■ What is being asked
Pick out every line that holds the string "this" and copy it.

[Part of a data file]
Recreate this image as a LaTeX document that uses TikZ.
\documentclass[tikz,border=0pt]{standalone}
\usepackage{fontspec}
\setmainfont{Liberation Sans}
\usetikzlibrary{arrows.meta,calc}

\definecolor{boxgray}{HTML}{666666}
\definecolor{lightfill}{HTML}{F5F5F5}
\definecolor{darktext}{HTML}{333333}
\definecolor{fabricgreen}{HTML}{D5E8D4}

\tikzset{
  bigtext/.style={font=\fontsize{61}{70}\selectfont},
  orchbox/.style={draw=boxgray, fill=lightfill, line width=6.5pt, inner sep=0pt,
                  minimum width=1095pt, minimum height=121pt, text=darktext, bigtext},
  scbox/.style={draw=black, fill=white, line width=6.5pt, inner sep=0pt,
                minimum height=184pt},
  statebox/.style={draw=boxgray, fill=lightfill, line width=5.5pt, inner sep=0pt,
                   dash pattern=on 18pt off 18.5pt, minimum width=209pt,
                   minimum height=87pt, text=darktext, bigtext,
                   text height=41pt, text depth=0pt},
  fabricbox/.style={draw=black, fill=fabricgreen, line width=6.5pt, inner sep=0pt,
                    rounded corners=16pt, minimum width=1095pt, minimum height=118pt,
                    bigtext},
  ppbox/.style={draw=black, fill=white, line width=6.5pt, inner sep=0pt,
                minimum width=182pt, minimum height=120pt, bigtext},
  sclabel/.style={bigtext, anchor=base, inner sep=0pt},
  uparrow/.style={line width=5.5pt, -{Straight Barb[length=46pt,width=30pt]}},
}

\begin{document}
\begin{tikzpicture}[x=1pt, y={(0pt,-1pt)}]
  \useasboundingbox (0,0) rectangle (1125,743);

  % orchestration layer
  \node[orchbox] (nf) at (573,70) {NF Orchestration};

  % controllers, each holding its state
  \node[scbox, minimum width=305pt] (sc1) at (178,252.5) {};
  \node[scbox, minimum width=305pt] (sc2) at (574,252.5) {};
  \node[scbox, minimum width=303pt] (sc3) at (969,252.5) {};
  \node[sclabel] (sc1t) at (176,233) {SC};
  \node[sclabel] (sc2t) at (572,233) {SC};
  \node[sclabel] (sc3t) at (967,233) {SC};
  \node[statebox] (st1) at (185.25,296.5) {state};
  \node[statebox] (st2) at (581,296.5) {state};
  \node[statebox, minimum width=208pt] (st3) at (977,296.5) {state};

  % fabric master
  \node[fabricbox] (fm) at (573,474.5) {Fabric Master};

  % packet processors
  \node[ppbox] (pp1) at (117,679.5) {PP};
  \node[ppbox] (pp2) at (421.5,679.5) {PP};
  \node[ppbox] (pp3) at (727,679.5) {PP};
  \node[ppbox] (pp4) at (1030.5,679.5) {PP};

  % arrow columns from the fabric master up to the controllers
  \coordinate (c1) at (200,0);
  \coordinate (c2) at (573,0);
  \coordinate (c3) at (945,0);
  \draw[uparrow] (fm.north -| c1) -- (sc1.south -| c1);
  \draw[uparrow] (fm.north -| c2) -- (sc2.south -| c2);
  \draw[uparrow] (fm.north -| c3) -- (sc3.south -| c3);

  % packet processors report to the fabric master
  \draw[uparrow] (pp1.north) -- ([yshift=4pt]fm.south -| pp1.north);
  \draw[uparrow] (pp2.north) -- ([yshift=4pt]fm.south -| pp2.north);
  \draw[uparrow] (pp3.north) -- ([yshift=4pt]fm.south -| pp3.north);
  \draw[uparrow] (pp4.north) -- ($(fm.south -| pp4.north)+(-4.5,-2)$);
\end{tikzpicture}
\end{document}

...

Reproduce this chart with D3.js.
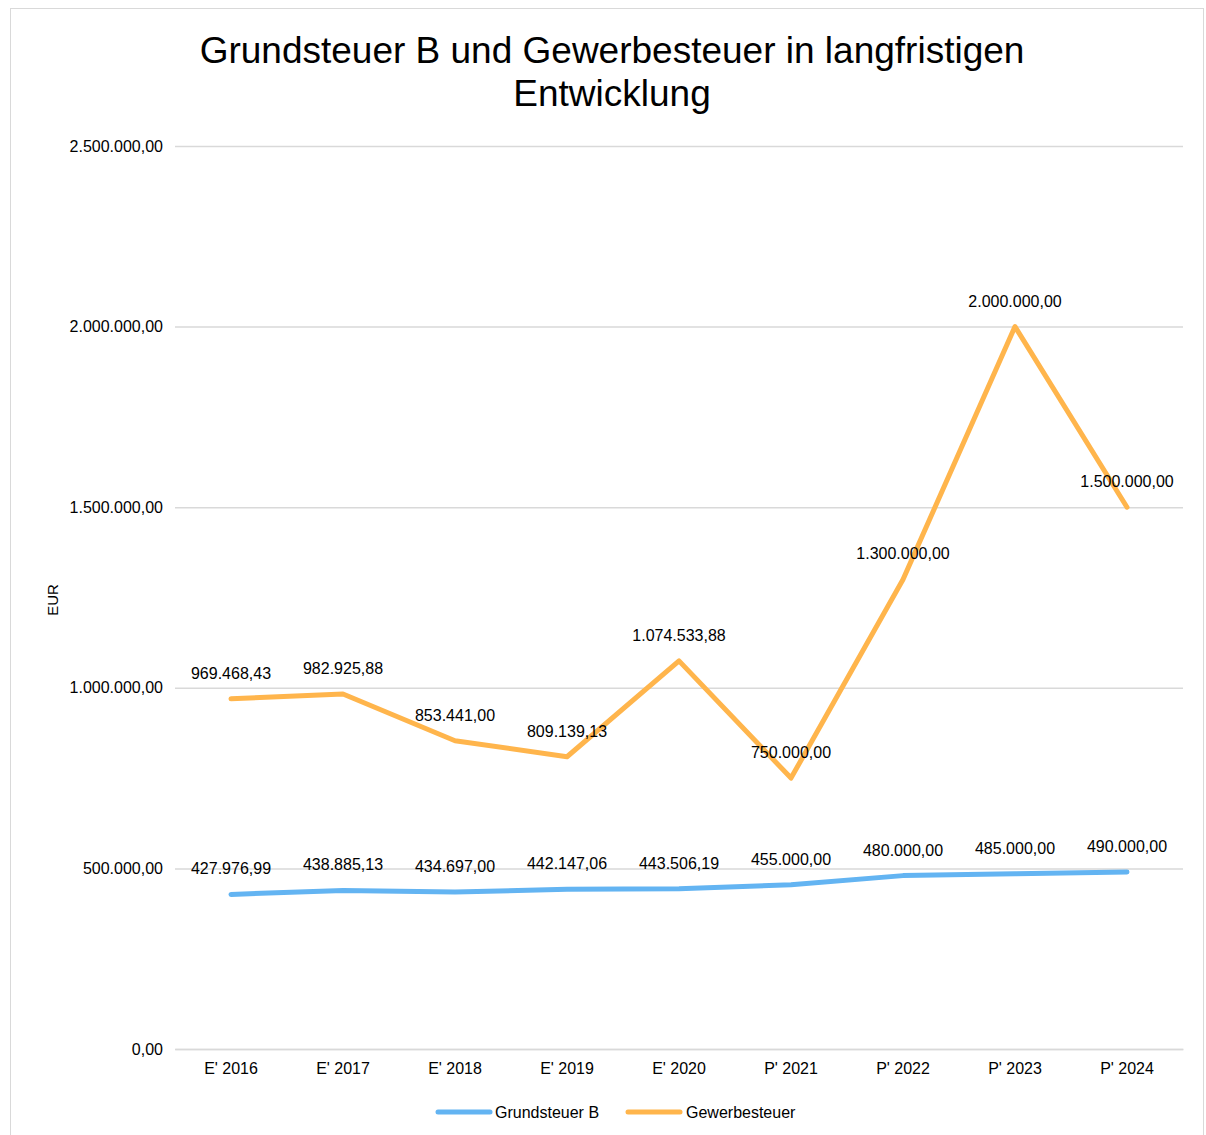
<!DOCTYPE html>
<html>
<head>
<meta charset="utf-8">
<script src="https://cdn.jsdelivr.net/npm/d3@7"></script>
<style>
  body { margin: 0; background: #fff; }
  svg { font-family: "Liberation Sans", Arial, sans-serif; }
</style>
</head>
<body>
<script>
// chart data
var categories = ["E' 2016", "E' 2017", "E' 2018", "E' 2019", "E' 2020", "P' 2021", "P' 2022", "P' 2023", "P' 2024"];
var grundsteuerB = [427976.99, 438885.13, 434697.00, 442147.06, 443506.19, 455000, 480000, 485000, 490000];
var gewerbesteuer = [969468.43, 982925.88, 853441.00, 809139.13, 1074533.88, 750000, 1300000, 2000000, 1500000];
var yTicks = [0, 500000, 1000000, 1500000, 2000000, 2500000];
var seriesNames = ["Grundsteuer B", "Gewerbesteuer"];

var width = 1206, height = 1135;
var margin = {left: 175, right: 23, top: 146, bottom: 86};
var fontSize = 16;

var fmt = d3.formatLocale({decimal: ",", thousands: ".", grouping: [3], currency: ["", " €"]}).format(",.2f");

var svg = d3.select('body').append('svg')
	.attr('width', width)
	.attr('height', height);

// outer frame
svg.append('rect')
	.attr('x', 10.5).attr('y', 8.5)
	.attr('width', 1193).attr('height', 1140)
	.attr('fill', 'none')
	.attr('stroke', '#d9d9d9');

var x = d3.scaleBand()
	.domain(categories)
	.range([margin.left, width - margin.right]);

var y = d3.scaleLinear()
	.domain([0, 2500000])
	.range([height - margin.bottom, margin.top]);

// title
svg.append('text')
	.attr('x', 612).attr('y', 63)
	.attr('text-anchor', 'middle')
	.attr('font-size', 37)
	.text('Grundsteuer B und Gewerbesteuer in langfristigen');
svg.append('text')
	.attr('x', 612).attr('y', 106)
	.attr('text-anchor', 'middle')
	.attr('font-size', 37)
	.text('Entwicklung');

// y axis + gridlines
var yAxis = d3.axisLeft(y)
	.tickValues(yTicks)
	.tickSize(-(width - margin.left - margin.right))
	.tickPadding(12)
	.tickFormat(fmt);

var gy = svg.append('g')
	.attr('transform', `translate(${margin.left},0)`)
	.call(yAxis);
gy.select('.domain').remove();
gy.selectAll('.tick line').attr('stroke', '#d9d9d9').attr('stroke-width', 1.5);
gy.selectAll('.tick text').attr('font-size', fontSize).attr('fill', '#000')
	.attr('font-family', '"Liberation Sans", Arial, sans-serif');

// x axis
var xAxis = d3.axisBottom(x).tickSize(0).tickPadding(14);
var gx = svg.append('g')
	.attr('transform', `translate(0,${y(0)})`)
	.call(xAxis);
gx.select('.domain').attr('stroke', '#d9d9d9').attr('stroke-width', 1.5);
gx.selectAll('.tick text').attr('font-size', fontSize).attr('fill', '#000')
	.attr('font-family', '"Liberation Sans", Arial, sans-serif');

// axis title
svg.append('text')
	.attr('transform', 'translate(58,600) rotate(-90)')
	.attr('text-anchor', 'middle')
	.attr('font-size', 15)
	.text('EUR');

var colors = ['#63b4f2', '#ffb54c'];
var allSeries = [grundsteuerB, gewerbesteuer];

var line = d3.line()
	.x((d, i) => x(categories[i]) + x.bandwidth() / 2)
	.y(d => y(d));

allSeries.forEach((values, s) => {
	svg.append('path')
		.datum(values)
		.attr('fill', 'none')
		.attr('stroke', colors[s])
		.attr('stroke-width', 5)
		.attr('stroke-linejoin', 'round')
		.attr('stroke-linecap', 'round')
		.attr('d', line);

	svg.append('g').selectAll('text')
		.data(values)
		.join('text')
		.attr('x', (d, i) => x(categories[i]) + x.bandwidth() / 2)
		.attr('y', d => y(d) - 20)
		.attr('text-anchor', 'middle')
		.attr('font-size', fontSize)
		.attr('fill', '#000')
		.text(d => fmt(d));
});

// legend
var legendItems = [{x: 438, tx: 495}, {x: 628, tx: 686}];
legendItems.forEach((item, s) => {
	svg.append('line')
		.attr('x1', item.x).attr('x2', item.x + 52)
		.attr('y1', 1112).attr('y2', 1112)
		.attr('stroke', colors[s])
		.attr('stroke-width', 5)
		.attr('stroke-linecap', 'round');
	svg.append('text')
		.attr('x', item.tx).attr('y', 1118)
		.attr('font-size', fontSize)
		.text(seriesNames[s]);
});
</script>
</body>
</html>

■ Full answer
Recreate this image as a LaTeX document that uses TikZ.
Reproduce this chart with D3.js.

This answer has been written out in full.